begin

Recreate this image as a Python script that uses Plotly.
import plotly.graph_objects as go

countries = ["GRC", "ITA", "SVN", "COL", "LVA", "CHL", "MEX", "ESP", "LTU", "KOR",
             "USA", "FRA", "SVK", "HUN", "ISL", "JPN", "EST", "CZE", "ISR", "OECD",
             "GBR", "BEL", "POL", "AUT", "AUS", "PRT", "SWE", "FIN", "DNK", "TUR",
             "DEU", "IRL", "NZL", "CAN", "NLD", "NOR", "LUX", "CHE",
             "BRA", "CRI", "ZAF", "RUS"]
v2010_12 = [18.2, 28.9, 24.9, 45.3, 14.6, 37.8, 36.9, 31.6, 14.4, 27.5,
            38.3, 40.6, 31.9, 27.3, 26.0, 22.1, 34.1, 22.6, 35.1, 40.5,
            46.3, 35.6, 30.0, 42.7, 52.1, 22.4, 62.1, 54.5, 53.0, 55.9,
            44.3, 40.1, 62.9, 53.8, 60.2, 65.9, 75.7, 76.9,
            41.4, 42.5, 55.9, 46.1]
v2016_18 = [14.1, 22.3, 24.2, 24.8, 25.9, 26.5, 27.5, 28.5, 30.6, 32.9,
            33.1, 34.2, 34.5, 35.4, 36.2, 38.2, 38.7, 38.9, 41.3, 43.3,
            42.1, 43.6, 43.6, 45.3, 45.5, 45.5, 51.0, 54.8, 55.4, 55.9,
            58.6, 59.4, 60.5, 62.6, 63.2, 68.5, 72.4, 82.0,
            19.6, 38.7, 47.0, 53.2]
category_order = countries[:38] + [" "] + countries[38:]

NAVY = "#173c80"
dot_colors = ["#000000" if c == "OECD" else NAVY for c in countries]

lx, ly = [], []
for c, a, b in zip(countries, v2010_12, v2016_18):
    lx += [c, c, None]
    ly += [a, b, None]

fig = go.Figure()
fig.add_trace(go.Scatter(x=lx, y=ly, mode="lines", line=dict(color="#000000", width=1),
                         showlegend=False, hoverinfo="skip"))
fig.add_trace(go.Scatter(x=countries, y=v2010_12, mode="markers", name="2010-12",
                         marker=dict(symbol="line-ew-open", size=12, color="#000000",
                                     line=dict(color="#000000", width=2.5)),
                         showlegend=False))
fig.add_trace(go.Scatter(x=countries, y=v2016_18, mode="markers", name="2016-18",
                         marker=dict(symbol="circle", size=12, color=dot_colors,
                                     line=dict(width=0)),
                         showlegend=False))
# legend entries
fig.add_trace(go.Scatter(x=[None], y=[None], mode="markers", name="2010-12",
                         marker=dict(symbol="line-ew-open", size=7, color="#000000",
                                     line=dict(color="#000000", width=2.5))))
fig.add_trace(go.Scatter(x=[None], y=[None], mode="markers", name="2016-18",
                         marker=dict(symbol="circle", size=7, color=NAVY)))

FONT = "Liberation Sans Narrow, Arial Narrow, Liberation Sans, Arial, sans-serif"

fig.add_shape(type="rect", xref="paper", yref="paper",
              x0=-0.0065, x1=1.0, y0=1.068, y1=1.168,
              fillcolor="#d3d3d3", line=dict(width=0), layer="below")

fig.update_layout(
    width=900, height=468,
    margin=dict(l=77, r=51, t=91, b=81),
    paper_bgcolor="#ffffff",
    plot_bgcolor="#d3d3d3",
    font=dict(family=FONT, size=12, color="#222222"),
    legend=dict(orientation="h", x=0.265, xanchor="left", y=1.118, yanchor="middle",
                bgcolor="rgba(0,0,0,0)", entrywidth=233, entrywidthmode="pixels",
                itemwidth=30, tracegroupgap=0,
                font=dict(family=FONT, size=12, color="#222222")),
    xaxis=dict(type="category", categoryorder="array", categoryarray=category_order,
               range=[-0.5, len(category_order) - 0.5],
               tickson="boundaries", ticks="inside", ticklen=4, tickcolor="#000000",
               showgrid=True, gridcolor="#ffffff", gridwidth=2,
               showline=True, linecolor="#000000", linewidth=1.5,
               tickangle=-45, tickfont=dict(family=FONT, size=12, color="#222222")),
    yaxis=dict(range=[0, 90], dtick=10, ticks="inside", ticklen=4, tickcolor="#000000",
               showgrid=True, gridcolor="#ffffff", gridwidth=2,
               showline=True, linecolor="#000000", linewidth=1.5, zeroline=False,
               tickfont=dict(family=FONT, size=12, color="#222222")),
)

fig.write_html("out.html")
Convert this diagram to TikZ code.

end

Problem details: Return exactly what appears above, from the first line of the entries to the line with "import plotly.graph_objects as go", inclusive.

Solution to the exercise:
Recreate this image as a Python script that uses Plotly.
import plotly.graph_objects as go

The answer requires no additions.